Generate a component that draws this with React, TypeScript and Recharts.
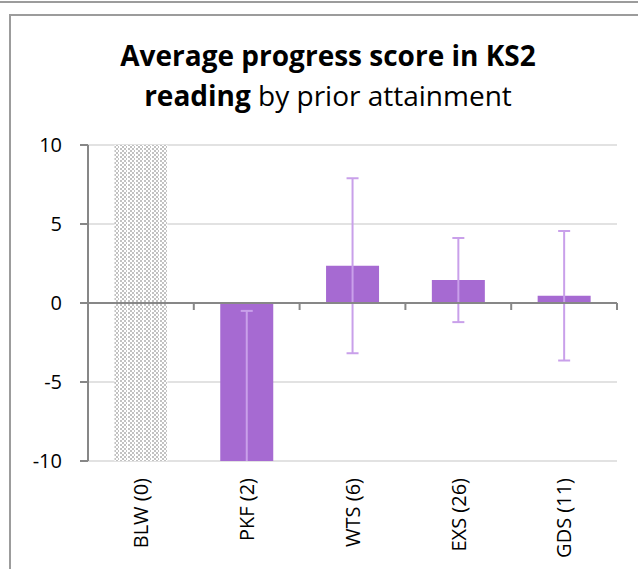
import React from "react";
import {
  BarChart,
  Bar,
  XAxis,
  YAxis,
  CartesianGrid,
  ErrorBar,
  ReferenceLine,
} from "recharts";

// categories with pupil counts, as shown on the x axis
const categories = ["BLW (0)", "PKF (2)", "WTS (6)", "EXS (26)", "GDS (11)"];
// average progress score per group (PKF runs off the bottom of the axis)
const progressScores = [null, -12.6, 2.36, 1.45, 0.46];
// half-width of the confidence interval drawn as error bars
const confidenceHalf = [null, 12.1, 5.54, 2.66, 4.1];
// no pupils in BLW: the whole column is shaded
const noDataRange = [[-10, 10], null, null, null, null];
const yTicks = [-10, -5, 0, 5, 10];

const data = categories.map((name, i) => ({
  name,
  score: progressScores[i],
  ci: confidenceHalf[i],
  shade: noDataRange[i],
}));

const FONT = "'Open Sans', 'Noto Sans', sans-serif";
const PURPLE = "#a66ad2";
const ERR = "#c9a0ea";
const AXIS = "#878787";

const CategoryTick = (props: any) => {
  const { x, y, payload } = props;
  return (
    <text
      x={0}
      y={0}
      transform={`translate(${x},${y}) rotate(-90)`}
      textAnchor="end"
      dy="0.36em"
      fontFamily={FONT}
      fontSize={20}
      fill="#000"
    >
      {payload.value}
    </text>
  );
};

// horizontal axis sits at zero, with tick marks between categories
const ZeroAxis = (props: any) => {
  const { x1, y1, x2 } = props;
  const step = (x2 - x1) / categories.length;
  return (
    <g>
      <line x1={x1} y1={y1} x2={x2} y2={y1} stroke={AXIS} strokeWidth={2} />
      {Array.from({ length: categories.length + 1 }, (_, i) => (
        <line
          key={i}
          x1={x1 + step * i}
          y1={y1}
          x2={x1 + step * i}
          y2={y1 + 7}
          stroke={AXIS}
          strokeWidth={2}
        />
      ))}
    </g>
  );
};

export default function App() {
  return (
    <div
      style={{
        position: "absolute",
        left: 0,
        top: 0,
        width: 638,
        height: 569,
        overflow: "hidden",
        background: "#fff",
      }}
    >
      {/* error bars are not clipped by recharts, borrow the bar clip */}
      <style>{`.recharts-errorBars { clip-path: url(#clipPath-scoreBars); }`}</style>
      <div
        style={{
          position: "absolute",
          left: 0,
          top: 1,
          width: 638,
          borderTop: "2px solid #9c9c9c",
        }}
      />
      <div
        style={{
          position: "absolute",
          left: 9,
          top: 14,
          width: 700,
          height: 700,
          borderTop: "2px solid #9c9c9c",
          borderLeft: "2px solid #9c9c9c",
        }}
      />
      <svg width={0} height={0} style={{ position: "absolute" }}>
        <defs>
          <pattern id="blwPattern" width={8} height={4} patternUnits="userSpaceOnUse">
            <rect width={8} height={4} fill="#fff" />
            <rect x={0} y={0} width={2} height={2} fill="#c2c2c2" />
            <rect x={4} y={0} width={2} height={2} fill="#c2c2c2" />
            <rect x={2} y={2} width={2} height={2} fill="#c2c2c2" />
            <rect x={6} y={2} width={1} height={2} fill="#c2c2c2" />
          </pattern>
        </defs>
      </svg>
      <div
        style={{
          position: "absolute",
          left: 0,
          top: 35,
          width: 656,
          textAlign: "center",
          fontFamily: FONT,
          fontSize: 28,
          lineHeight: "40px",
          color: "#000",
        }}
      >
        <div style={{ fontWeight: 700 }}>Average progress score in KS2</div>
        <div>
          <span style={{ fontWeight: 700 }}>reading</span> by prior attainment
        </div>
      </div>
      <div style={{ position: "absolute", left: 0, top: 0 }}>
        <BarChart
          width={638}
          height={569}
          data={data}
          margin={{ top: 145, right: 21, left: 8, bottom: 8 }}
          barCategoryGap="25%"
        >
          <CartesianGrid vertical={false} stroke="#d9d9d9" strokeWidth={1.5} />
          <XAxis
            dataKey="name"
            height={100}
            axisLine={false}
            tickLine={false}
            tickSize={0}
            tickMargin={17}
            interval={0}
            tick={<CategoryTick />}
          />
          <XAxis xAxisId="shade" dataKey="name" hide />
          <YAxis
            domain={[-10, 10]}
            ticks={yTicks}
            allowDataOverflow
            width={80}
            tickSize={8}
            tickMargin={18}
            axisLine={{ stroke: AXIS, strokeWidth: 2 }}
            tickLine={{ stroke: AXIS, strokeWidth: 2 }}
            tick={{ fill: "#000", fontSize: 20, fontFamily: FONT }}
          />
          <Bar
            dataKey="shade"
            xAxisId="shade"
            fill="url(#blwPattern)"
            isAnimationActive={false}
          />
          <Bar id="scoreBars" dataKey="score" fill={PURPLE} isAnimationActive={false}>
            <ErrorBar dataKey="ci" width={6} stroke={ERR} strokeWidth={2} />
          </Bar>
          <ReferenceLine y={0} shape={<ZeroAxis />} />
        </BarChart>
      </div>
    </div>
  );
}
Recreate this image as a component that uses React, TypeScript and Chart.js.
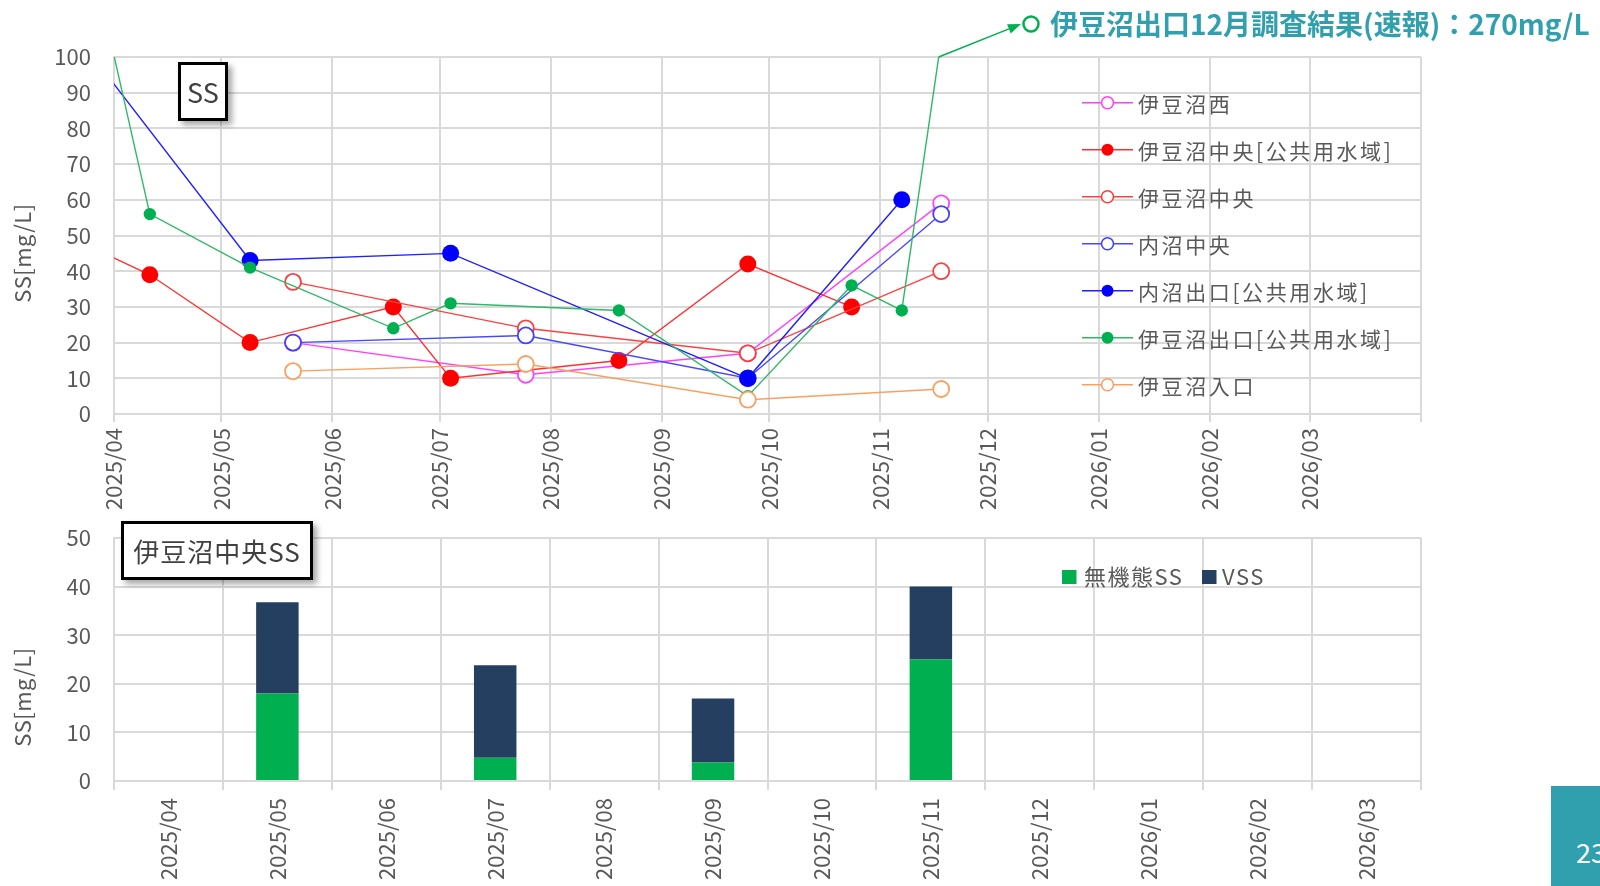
—————
**STATED GOAL**. Transcribe the listing in full and omit the pictures.

**OUTPUT FOR THIS TASK**.
Generate a component that draws this with React, TypeScript and Recharts.
import React from "react";
import {
  BarChart,
  Bar,
  XAxis,
  YAxis,
  CartesianGrid,
  ErrorBar,
  ReferenceLine,
} from "recharts";

// categories with pupil counts, as shown on the x axis
const categories = ["BLW (0)", "PKF (2)", "WTS (6)", "EXS (26)", "GDS (11)"];
// average progress score per group (PKF runs off the bottom of the axis)
const progressScores = [null, -12.6, 2.36, 1.45, 0.46];
// half-width of the confidence interval drawn as error bars
const confidenceHalf = [null, 12.1, 5.54, 2.66, 4.1];
// no pupils in BLW: the whole column is shaded
const noDataRange = [[-10, 10], null, null, null, null];
const yTicks = [-10, -5, 0, 5, 10];

const data = categories.map((name, i) => ({
  name,
  score: progressScores[i],
  ci: confidenceHalf[i],
  shade: noDataRange[i],
}));

const FONT = "'Open Sans', 'Noto Sans', sans-serif";
const PURPLE = "#a66ad2";
const ERR = "#c9a0ea";
const AXIS = "#878787";

const CategoryTick = (props: any) => {
  const { x, y, payload } = props;
  return (
    <text
      x={0}
      y={0}
      transform={`translate(${x},${y}) rotate(-90)`}
      textAnchor="end"
      dy="0.36em"
      fontFamily={FONT}
      fontSize={20}
      fill="#000"
    >
      {payload.value}
    </text>
  );
};

// horizontal axis sits at zero, with tick marks between categories
const ZeroAxis = (props: any) => {
  const { x1, y1, x2 } = props;
  const step = (x2 - x1) / categories.length;
  return (
    <g>
      <line x1={x1} y1={y1} x2={x2} y2={y1} stroke={AXIS} strokeWidth={2} />
      {Array.from({ length: categories.length + 1 }, (_, i) => (
        <line
          key={i}
          x1={x1 + step * i}
          y1={y1}
          x2={x1 + step * i}
          y2={y1 + 7}
          stroke={AXIS}
          strokeWidth={2}
        />
      ))}
    </g>
  );
};

export default function App() {
  return (
    <div
      style={{
        position: "absolute",
        left: 0,
        top: 0,
        width: 638,
        height: 569,
        overflow: "hidden",
        background: "#fff",
      }}
    >
      {/* error bars are not clipped by recharts, borrow the bar clip */}
      <style>{`.recharts-errorBars { clip-path: url(#clipPath-scoreBars); }`}</style>
      <div
        style={{
          position: "absolute",
          left: 0,
          top: 1,
          width: 638,
          borderTop: "2px solid #9c9c9c",
        }}
      />
      <div
        style={{
          position: "absolute",
          left: 9,
          top: 14,
          width: 700,
          height: 700,
          borderTop: "2px solid #9c9c9c",
          borderLeft: "2px solid #9c9c9c",
        }}
      />
      <svg width={0} height={0} style={{ position: "absolute" }}>
        <defs>
          <pattern id="blwPattern" width={8} height={4} patternUnits="userSpaceOnUse">
            <rect width={8} height={4} fill="#fff" />
            <rect x={0} y={0} width={2} height={2} fill="#c2c2c2" />
            <rect x={4} y={0} width={2} height={2} fill="#c2c2c2" />
            <rect x={2} y={2} width={2} height={2} fill="#c2c2c2" />
            <rect x={6} y={2} width={1} height={2} fill="#c2c2c2" />
          </pattern>
        </defs>
      </svg>
      <div
        style={{
          position: "absolute",
          left: 0,
          top: 35,
          width: 656,
          textAlign: "center",
          fontFamily: FONT,
          fontSize: 28,
          lineHeight: "40px",
          color: "#000",
        }}
      >
        <div style={{ fontWeight: 700 }}>Average progress score in KS2</div>
        <div>
          <span style={{ fontWeight: 700 }}>reading</span> by prior attainment
        </div>
      </div>
      <div style={{ position: "absolute", left: 0, top: 0 }}>
        <BarChart
          width={638}
          height={569}
          data={data}
          margin={{ top: 145, right: 21, left: 8, bottom: 8 }}
          barCategoryGap="25%"
        >
          <CartesianGrid vertical={false} stroke="#d9d9d9" strokeWidth={1.5} />
          <XAxis
            dataKey="name"
            height={100}
            axisLine={false}
            tickLine={false}
            tickSize={0}
            tickMargin={17}
            interval={0}
            tick={<CategoryTick />}
          />
          <XAxis xAxisId="shade" dataKey="name" hide />
          <YAxis
            domain={[-10, 10]}
            ticks={yTicks}
            allowDataOverflow
            width={80}
            tickSize={8}
            tickMargin={18}
            axisLine={{ stroke: AXIS, strokeWidth: 2 }}
            tickLine={{ stroke: AXIS, strokeWidth: 2 }}
            tick={{ fill: "#000", fontSize: 20, fontFamily: FONT }}
          />
          <Bar
            dataKey="shade"
            xAxisId="shade"
            fill="url(#blwPattern)"
            isAnimationActive={false}
          />
          <Bar id="scoreBars" dataKey="score" fill={PURPLE} isAnimationActive={false}>
            <ErrorBar dataKey="ci" width={6} stroke={ERR} strokeWidth={2} />
          </Bar>
          <ReferenceLine y={0} shape={<ZeroAxis />} />
        </BarChart>
      </div>
    </div>
  );
}
Recreate this image as a component that uses React, TypeScript and Chart.js.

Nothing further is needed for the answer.